── Supplied data ──

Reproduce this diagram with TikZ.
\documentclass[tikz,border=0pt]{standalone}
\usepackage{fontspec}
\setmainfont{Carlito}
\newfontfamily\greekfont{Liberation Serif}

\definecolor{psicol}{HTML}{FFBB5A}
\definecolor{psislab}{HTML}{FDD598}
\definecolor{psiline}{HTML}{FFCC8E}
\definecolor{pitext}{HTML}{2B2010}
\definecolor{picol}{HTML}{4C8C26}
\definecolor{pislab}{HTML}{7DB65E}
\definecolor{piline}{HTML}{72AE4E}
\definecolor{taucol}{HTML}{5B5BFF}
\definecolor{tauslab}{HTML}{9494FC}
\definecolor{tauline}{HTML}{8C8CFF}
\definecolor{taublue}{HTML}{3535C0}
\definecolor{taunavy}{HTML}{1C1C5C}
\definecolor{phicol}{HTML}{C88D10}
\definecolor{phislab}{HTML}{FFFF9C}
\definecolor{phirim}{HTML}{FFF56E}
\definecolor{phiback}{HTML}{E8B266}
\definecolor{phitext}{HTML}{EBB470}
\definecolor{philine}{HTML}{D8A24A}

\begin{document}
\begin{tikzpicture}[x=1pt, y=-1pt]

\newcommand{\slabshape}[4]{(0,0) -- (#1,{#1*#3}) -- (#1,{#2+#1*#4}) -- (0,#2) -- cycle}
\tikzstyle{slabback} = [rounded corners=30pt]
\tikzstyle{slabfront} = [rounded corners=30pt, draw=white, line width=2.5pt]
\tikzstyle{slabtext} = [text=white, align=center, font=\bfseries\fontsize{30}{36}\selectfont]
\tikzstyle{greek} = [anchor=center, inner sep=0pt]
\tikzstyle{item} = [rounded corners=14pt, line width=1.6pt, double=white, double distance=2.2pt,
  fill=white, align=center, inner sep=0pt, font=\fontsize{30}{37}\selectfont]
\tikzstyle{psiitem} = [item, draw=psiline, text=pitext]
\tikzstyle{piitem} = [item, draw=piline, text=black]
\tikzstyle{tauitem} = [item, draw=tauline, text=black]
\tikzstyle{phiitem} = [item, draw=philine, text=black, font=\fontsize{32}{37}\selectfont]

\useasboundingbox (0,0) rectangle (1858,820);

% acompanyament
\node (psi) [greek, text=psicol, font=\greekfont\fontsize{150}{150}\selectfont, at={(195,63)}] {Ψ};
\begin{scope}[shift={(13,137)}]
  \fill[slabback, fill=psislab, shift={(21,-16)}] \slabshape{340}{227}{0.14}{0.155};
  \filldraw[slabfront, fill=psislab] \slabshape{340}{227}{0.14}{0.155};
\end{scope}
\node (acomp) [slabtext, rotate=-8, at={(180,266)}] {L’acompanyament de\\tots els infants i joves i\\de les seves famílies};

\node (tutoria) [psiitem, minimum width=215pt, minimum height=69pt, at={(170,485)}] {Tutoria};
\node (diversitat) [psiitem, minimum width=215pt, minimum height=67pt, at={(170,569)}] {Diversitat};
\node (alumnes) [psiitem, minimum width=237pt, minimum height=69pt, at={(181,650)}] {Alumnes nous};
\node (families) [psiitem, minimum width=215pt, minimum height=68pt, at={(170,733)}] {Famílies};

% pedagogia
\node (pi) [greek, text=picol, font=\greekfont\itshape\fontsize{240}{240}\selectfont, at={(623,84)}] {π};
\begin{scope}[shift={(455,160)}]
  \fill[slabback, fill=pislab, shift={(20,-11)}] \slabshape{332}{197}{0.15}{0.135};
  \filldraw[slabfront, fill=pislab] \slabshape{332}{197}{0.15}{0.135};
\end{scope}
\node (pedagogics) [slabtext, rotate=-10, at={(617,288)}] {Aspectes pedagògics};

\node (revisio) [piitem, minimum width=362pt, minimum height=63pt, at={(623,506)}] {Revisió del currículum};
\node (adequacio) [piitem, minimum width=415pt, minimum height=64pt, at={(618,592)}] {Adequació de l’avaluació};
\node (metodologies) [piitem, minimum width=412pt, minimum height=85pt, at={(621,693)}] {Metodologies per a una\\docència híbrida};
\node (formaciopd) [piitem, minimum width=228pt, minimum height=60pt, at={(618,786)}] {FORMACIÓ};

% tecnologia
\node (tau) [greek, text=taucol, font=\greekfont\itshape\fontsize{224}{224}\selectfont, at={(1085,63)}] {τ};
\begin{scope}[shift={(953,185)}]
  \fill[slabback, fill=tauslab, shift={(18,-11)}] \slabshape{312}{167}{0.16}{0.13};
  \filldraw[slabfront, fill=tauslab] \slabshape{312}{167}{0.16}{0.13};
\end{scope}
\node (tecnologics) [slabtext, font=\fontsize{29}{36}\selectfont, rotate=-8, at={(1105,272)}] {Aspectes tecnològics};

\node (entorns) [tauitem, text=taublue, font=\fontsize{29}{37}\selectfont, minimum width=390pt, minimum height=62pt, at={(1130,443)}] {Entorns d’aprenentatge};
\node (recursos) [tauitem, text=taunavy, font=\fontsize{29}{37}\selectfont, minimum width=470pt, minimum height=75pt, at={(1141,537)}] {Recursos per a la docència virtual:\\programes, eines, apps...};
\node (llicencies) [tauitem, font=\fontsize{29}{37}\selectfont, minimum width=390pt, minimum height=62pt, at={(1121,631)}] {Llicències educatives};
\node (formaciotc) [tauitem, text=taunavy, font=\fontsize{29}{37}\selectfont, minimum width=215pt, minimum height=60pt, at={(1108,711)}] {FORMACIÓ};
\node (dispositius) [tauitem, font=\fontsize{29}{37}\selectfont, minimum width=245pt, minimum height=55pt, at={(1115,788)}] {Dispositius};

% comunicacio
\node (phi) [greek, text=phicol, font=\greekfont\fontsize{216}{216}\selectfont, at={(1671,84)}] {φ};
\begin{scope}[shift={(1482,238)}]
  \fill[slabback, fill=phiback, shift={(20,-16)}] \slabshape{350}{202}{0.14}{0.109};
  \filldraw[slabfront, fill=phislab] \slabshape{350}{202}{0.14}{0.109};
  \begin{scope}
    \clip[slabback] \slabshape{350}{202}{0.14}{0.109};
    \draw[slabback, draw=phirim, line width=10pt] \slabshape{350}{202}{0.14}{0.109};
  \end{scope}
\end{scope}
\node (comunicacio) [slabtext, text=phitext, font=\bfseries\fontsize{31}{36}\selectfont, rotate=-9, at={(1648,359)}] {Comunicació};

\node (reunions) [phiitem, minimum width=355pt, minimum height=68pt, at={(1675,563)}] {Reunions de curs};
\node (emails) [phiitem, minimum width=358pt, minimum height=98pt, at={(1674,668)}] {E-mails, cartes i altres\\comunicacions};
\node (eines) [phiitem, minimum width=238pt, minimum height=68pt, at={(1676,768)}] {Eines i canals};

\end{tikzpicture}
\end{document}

───
── Supplied data ──

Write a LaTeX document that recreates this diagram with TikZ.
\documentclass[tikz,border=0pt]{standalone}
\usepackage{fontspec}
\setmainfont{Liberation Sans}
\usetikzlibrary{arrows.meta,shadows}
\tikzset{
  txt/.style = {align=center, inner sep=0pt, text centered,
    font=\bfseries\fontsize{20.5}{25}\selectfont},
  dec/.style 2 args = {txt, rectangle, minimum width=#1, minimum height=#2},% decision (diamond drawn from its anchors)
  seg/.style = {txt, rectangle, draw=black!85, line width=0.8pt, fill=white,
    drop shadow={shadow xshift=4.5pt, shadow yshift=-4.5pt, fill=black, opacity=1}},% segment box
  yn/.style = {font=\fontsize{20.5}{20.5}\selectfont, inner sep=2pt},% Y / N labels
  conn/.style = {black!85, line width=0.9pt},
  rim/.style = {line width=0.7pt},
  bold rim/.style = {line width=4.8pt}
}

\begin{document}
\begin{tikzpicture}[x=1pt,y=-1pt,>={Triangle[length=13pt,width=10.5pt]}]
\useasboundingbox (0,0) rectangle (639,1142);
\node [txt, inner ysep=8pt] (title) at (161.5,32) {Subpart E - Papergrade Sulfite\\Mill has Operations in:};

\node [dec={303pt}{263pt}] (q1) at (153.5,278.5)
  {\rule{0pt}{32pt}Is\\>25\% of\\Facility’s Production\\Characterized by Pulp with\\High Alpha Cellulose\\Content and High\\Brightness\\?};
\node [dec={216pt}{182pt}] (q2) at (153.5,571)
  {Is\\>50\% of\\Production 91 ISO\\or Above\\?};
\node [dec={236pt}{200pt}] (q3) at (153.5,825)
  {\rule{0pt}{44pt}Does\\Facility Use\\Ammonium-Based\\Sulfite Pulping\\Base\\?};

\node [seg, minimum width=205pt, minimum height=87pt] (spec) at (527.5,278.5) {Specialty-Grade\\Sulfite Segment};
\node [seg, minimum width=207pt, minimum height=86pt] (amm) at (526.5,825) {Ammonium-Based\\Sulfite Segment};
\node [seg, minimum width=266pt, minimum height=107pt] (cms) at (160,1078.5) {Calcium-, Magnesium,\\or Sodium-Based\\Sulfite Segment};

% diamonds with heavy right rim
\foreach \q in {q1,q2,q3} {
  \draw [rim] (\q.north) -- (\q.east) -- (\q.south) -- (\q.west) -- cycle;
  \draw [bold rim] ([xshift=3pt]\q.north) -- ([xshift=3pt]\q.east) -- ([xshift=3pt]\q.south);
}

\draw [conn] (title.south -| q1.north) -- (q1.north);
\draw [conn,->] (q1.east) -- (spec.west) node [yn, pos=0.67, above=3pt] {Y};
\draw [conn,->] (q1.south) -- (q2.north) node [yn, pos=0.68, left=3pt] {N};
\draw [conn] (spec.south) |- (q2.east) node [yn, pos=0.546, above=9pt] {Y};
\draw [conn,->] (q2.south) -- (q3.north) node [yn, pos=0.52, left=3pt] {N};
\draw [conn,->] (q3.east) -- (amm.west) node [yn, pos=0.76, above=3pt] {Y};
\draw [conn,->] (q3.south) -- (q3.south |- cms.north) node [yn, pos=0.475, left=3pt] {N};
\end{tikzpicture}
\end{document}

───

**Set problem:** Show every line in the records above that contains the word "with".

**Worked answer:**
Reproduce this diagram with TikZ.
Write a LaTeX document that recreates this diagram with TikZ.
  {\rule{0pt}{32pt}Is\\>25\% of\\Facility’s Production\\Characterized by Pulp with\\High Alpha Cellulose\\Content and High\\Brightness\\?};
% diamonds with heavy right rim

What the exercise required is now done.